**** DATA PROVIDED

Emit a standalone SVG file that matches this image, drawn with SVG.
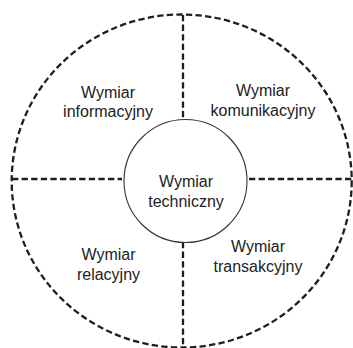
<svg xmlns="http://www.w3.org/2000/svg" width="353" height="348" viewBox="0 0 353 348">
<style>
.dash{fill:none;stroke:#1e1e1e;stroke-width:2.3;stroke-dasharray:6.3 3.3}
.solid{fill:#fff;stroke:#333;stroke-width:1.1}
.lbl{font-family:"Liberation Sans",Arial,sans-serif;font-size:16px;fill:#222;text-anchor:middle}
</style>
<rect width="353" height="348" fill="#fff"/>
<g id="outer">
<ellipse class="dash" cx="181.7" cy="181" rx="170" ry="166.5"/>
</g>
<g id="connectors">
<line class="dash" x1="183" y1="15" x2="183" y2="120"/>
<line class="dash" x1="183" y1="242" x2="183" y2="348"/>
<line class="dash" x1="12" y1="179" x2="122" y2="179"/>
<line class="dash" x1="249" y1="179" x2="352" y2="179"/>
</g>
<g id="informacyjny">
<text class="lbl" x="108" y="98">Wymiar</text>
<text class="lbl" x="108" y="117">informacyjny</text>
</g>
<g id="komunikacyjny">
<text class="lbl" x="263" y="96">Wymiar</text>
<text class="lbl" x="263" y="116">komunikacyjny</text>
</g>
<g id="techniczny">
<circle class="solid" cx="185.5" cy="181" r="61.5"/>
<text class="lbl" x="186" y="187">Wymiar</text>
<text class="lbl" x="186" y="207">techniczny</text>
</g>
<g id="relacyjny">
<text class="lbl" x="108.5" y="260">Wymiar</text>
<text class="lbl" x="108.5" y="280">relacyjny</text>
</g>
<g id="transakcyjny">
<text class="lbl" x="258" y="252">Wymiar</text>
<text class="lbl" x="258" y="272">transakcyjny</text>
</g>
</svg>
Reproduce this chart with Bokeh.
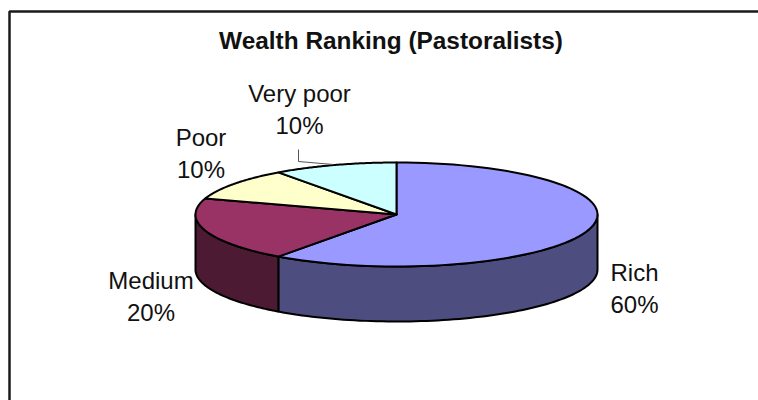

********

TASK DESCRIPTION
Provide solely the number of lines in the data that include the word "with".

TASK OUTPUT
2